• [Given material]
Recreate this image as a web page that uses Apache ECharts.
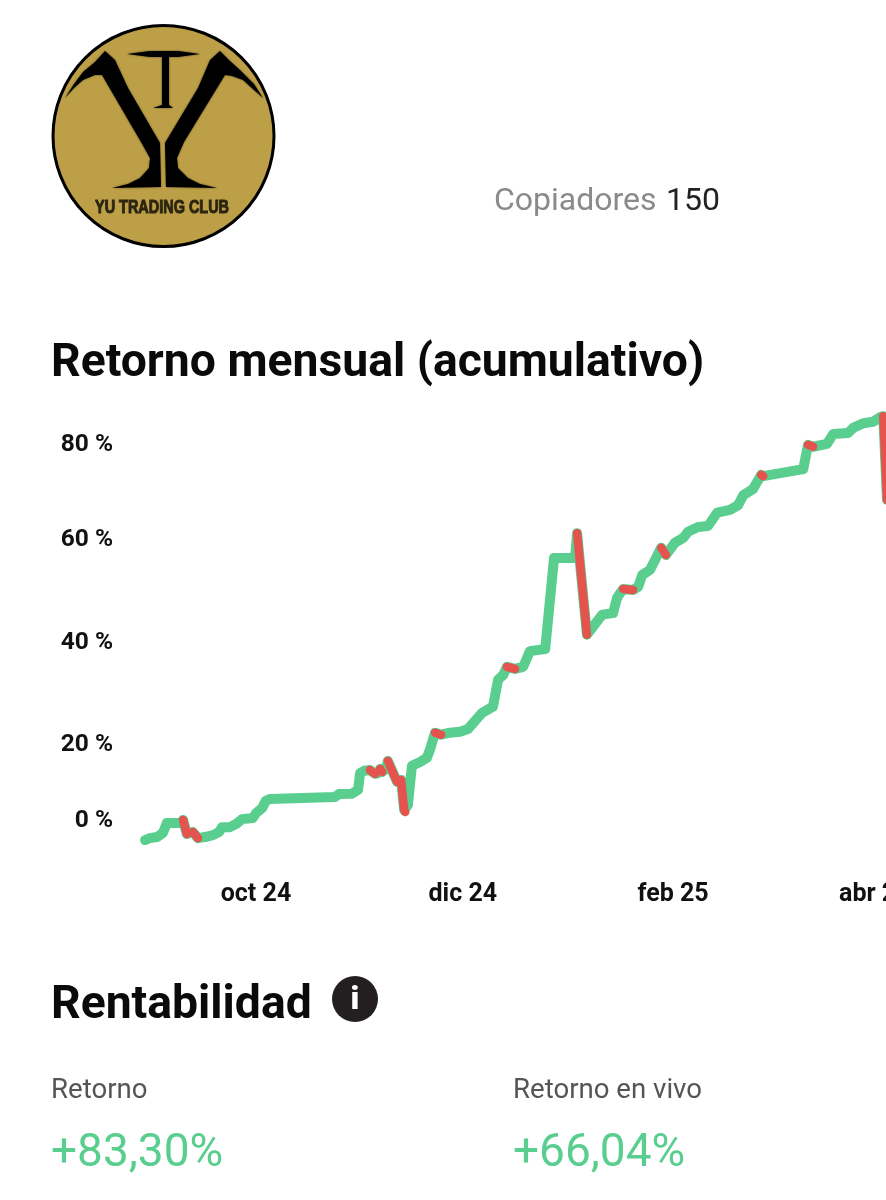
<!DOCTYPE html>
<html><head><meta charset="utf-8">
<style>html,body{margin:0;padding:0;background:#fff}#c{width:886px;height:1200px}</style>
<script src="https://cdn.jsdelivr.net/npm/echarts@6/dist/echarts.min.js"></script>
</head><body><div id="c"></div>
<script>
// Days since 1 Oct 2024
const days = [-32.7,-31.3,-29.2,-27.4,-26.3,-22.1,-21.5,-20.4,-19.5,-18.6,-17.1,-15.0,-12.7,-10.9,-10.0,-7.7,-5.9,-4.1,-0.9,0,1.8,2.9,4.1,23.3,24.5,28.3,30.1,30.7,31.9,33.6,35.1,36,36.6,37.2,38.3,38.9,41.6,42.2,42.8,43.7,44,44.8,46,48.4,50.4,51.3,52.8,54.6,57.2,60.2,62.5,66.7,69.9,71.4,72.9,74,76.4,78.8,80.8,85.3,87.9,94.1,94.7,97.6,102.1,105.3,106.5,108.3,111.2,112.7,113.9,116.2,119.5,120.9,123.6,126,127.4,130.4,133.3,136,139.8,142.2,143.7,146.6,149,149.6,161.4,162.8,164.3,168.4,170.2,174.6,176.1,179.1,182,184.1,185,186.1];
// Cumulative return, %
const returns = [-5.8,-5.3,-5.0,-3.9,-1.3,-1.3,-0.5,-4.2,-3.9,-3.7,-5.3,-5.0,-4.5,-3.7,-2.4,-2.4,-1.6,-0.3,0,1.3,2.6,4.5,5.0,5.5,6.3,6.4,7.4,11.8,12.4,12.6,11.6,11.8,12.9,12.1,12.9,15.0,9.5,9.7,10.0,2.1,1.6,3.4,13.7,14.7,15.8,17.9,21.8,21.4,21.8,22.0,22.5,25.7,26.9,32.2,33.1,34.7,34.3,34.7,37.8,38.2,55.9,55.9,60.8,41.0,44.9,45.2,48.2,49.9,49.7,50.3,52.6,53.6,57.9,56.5,58.9,59.8,61.1,62.1,62.3,65.1,65.7,66.7,68.8,70.1,73.1,72.8,74.3,79.4,79.0,79.6,81.7,81.9,83.0,84.0,84.3,85.3,85.5,67.8];
const monthTicks = [0,61,123,182.5];
const monthLabels = ['oct 24','dic 24','feb 25','abr 25'];
const percentTicks = [0,20,40,60,80];
// The source axis has unevenly spaced ticks: where each tick sits on a linear axis
const tickStops = [0,16.2,37.9,59.8,80];

function warp(v){
  if(v<=0) return v*tickStops[1]/20;
  if(v>=80) return tickStops[4]+(v-80);
  const i=Math.floor(v/20);
  return tickStops[i]+(v-percentTicks[i])/20*(tickStops[i+1]-tickStops[i]);
}
const green=[],red=[];
days.forEach((d,i)=>{
  green.push([d,warp(returns[i])]);
  if(i<days.length-1 && returns[i+1]<returns[i]){
    red.push([d,warp(returns[i])],[days[i+1],warp(returns[i+1])],[days[i+1],null]);
  }
});
const GREEN='#59CE8F',RED='#E5534F',F='Roboto, sans-serif';
const black='#000';
const poly=(pts,fill,blur)=>({type:'polygon',shape:{points:pts},style:{fill:fill||black,shadowBlur:blur===undefined?2:blur,shadowColor:'rgba(0,0,0,.6)'}});
const txt=(text,x,y,font,fill)=>({type:'text',style:{text,x,y,font,fill,verticalAlign:'middle'}});
const graphic=[
 {type:'circle',shape:{cx:163.5,cy:136,r:110.5},style:{fill:'#BC9F47',stroke:'#000',lineWidth:3}},
 poly([[65,98],[74,84],[83,72],[95,62],[105,51],[115,60],[128,88],[160,143],[161,187],[112,188],[128,184],[140,178],[149,168],[150,158],[141,142],[102,75],[95,75],[83,80],[74,88]]),
 poly([[263,98],[254,84],[240,70],[230,61],[220,51],[210,60],[198,88],[165,143],[166,187],[217,188],[200,184],[188,178],[178,168],[177,158],[184,142],[225,75],[232,76],[243,80],[254,90]]),
 poly([[127,54],[150,51],[178,51],[200,54],[178,57],[169,57],[169,105],[173,108],[153,108],[162,105],[162,57],[150,57]]),
 {type:'text',x:162,y:208,scaleX:0.76,style:{text:'YU TRADING CLUB',x:0,y:0,align:'center',verticalAlign:'middle',font:'bold 19px "Liberation Sans", sans-serif',fill:'#2a2410',stroke:'#2a2410',lineWidth:1}},
 txt('Copiadores',494,202,'32px '+F,'#8a8a8a'),
 txt('150',666,202,'32px '+F,'#222'),
 txt('Retorno mensual (acumulativo)',51,364,'bold 46.3px '+F,'#0a0a0a'),
 txt('Rentabilidad',51,1006,'bold 46.3px '+F,'#0a0a0a'),
 {type:'circle',shape:{cx:355,cy:999,r:23},style:{fill:'#231f20'}},
 {type:'text',style:{text:'i',x:355,y:1001,align:'center',verticalAlign:'middle',font:'900 32px '+F,fill:'#fff'}},
 txt('Retorno',51,1091,'27.6px '+F,'#555'),
 txt('Retorno en vivo',513,1091,'27.6px '+F,'#555'),
 txt('+83,30%',51,1154,'46px '+F,GREEN),
 txt('+66,04%',513,1154,'46px '+F,GREEN)
];
const chart=echarts.init(document.getElementById('c'),null,{renderer:'canvas'});
chart.setOption({
 animation:false,
 backgroundColor:'#fff',
 graphic,
 grid:{left:120,top:395,width:766,height:470,containLabel:false,outerBoundsMode:'none'},
 xAxis:{type:'value',min:-40.1,max:185.8,axisLine:{show:false},axisTick:{show:false},splitLine:{show:false},
   axisLabel:{customValues:monthTicks,margin:17,hideOverlap:false,showMinLabel:true,showMaxLabel:true,
     fontFamily:'Roboto',fontWeight:'bold',fontSize:25,color:'#111',
     formatter:v=>monthLabels[monthTicks.indexOf(v)]}},
 yAxis:{type:'value',min:-10,max:90,axisLine:{show:false},axisTick:{show:false},splitLine:{show:false},
   axisLabel:{customValues:tickStops,margin:7,verticalAlign:'top',lineHeight:6,fontFamily:'Roboto',fontWeight:'bold',fontSize:24.5,color:'#111',
     formatter:v=>percentTicks[tickStops.indexOf(v)]+' %'}},
 series:[
  {type:'line',data:green,showSymbol:false,lineStyle:{color:GREEN,width:10,cap:'round',join:'round'},silent:true},
  {type:'line',data:red,showSymbol:false,connectNulls:false,lineStyle:{color:RED,width:8.5,cap:'round',join:'round'},silent:true}
 ]
});
</script></body></html>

• [Written task] Set the pictures aside and transcribe the data above exactly.

• [Complete output]
Recreate this image as a web page that uses Apache ECharts.
<!DOCTYPE html>
<html><head><meta charset="utf-8">
<style>html,body{margin:0;padding:0;background:#fff}#c{width:886px;height:1200px}</style>
<script src="https://cdn.jsdelivr.net/npm/echarts@6/dist/echarts.min.js"></script>
</head><body><div id="c"></div>
<script>
// Days since 1 Oct 2024
const days = [-32.7,-31.3,-29.2,-27.4,-26.3,-22.1,-21.5,-20.4,-19.5,-18.6,-17.1,-15.0,-12.7,-10.9,-10.0,-7.7,-5.9,-4.1,-0.9,0,1.8,2.9,4.1,23.3,24.5,28.3,30.1,30.7,31.9,33.6,35.1,36,36.6,37.2,38.3,38.9,41.6,42.2,42.8,43.7,44,44.8,46,48.4,50.4,51.3,52.8,54.6,57.2,60.2,62.5,66.7,69.9,71.4,72.9,74,76.4,78.8,80.8,85.3,87.9,94.1,94.7,97.6,102.1,105.3,106.5,108.3,111.2,112.7,113.9,116.2,119.5,120.9,123.6,126,127.4,130.4,133.3,136,139.8,142.2,143.7,146.6,149,149.6,161.4,162.8,164.3,168.4,170.2,174.6,176.1,179.1,182,184.1,185,186.1];
// Cumulative return, %
const returns = [-5.8,-5.3,-5.0,-3.9,-1.3,-1.3,-0.5,-4.2,-3.9,-3.7,-5.3,-5.0,-4.5,-3.7,-2.4,-2.4,-1.6,-0.3,0,1.3,2.6,4.5,5.0,5.5,6.3,6.4,7.4,11.8,12.4,12.6,11.6,11.8,12.9,12.1,12.9,15.0,9.5,9.7,10.0,2.1,1.6,3.4,13.7,14.7,15.8,17.9,21.8,21.4,21.8,22.0,22.5,25.7,26.9,32.2,33.1,34.7,34.3,34.7,37.8,38.2,55.9,55.9,60.8,41.0,44.9,45.2,48.2,49.9,49.7,50.3,52.6,53.6,57.9,56.5,58.9,59.8,61.1,62.1,62.3,65.1,65.7,66.7,68.8,70.1,73.1,72.8,74.3,79.4,79.0,79.6,81.7,81.9,83.0,84.0,84.3,85.3,85.5,67.8];
const monthTicks = [0,61,123,182.5];
const monthLabels = ['oct 24','dic 24','feb 25','abr 25'];
const percentTicks = [0,20,40,60,80];
// The source axis has unevenly spaced ticks: where each tick sits on a linear axis
const tickStops = [0,16.2,37.9,59.8,80];

function warp(v){
  if(v<=0) return v*tickStops[1]/20;
  if(v>=80) return tickStops[4]+(v-80);
  const i=Math.floor(v/20);
  return tickStops[i]+(v-percentTicks[i])/20*(tickStops[i+1]-tickStops[i]);
}
const green=[],red=[];
days.forEach((d,i)=>{
  green.push([d,warp(returns[i])]);
  if(i<days.length-1 && returns[i+1]<returns[i]){
    red.push([d,warp(returns[i])],[days[i+1],warp(returns[i+1])],[days[i+1],null]);
  }
});
const GREEN='#59CE8F',RED='#E5534F',F='Roboto, sans-serif';
const black='#000';
const poly=(pts,fill,blur)=>({type:'polygon',shape:{points:pts},style:{fill:fill||black,shadowBlur:blur===undefined?2:blur,shadowColor:'rgba(0,0,0,.6)'}});
const txt=(text,x,y,font,fill)=>({type:'text',style:{text,x,y,font,fill,verticalAlign:'middle'}});
const graphic=[
 {type:'circle',shape:{cx:163.5,cy:136,r:110.5},style:{fill:'#BC9F47',stroke:'#000',lineWidth:3}},
 poly([[65,98],[74,84],[83,72],[95,62],[105,51],[115,60],[128,88],[160,143],[161,187],[112,188],[128,184],[140,178],[149,168],[150,158],[141,142],[102,75],[95,75],[83,80],[74,88]]),
 poly([[263,98],[254,84],[240,70],[230,61],[220,51],[210,60],[198,88],[165,143],[166,187],[217,188],[200,184],[188,178],[178,168],[177,158],[184,142],[225,75],[232,76],[243,80],[254,90]]),
 poly([[127,54],[150,51],[178,51],[200,54],[178,57],[169,57],[169,105],[173,108],[153,108],[162,105],[162,57],[150,57]]),
 {type:'text',x:162,y:208,scaleX:0.76,style:{text:'YU TRADING CLUB',x:0,y:0,align:'center',verticalAlign:'middle',font:'bold 19px "Liberation Sans", sans-serif',fill:'#2a2410',stroke:'#2a2410',lineWidth:1}},
 txt('Copiadores',494,202,'32px '+F,'#8a8a8a'),
 txt('150',666,202,'32px '+F,'#222'),
 txt('Retorno mensual (acumulativo)',51,364,'bold 46.3px '+F,'#0a0a0a'),
 txt('Rentabilidad',51,1006,'bold 46.3px '+F,'#0a0a0a'),
 {type:'circle',shape:{cx:355,cy:999,r:23},style:{fill:'#231f20'}},
 {type:'text',style:{text:'i',x:355,y:1001,align:'center',verticalAlign:'middle',font:'900 32px '+F,fill:'#fff'}},
 txt('Retorno',51,1091,'27.6px '+F,'#555'),
 txt('Retorno en vivo',513,1091,'27.6px '+F,'#555'),
 txt('+83,30%',51,1154,'46px '+F,GREEN),
 txt('+66,04%',513,1154,'46px '+F,GREEN)
];
const chart=echarts.init(document.getElementById('c'),null,{renderer:'canvas'});
chart.setOption({
 animation:false,
 backgroundColor:'#fff',
 graphic,
 grid:{left:120,top:395,width:766,height:470,containLabel:false,outerBoundsMode:'none'},
 xAxis:{type:'value',min:-40.1,max:185.8,axisLine:{show:false},axisTick:{show:false},splitLine:{show:false},
   axisLabel:{customValues:monthTicks,margin:17,hideOverlap:false,showMinLabel:true,showMaxLabel:true,
     fontFamily:'Roboto',fontWeight:'bold',fontSize:25,color:'#111',
     formatter:v=>monthLabels[monthTicks.indexOf(v)]}},
 yAxis:{type:'value',min:-10,max:90,axisLine:{show:false},axisTick:{show:false},splitLine:{show:false},
   axisLabel:{customValues:tickStops,margin:7,verticalAlign:'top',lineHeight:6,fontFamily:'Roboto',fontWeight:'bold',fontSize:24.5,color:'#111',
     formatter:v=>percentTicks[tickStops.indexOf(v)]+' %'}},
 series:[
  {type:'line',data:green,showSymbol:false,lineStyle:{color:GREEN,width:10,cap:'round',join:'round'},silent:true},
  {type:'line',data:red,showSymbol:false,connectNulls:false,lineStyle:{color:RED,width:8.5,cap:'round',join:'round'},silent:true}
 ]
});
</script></body></html>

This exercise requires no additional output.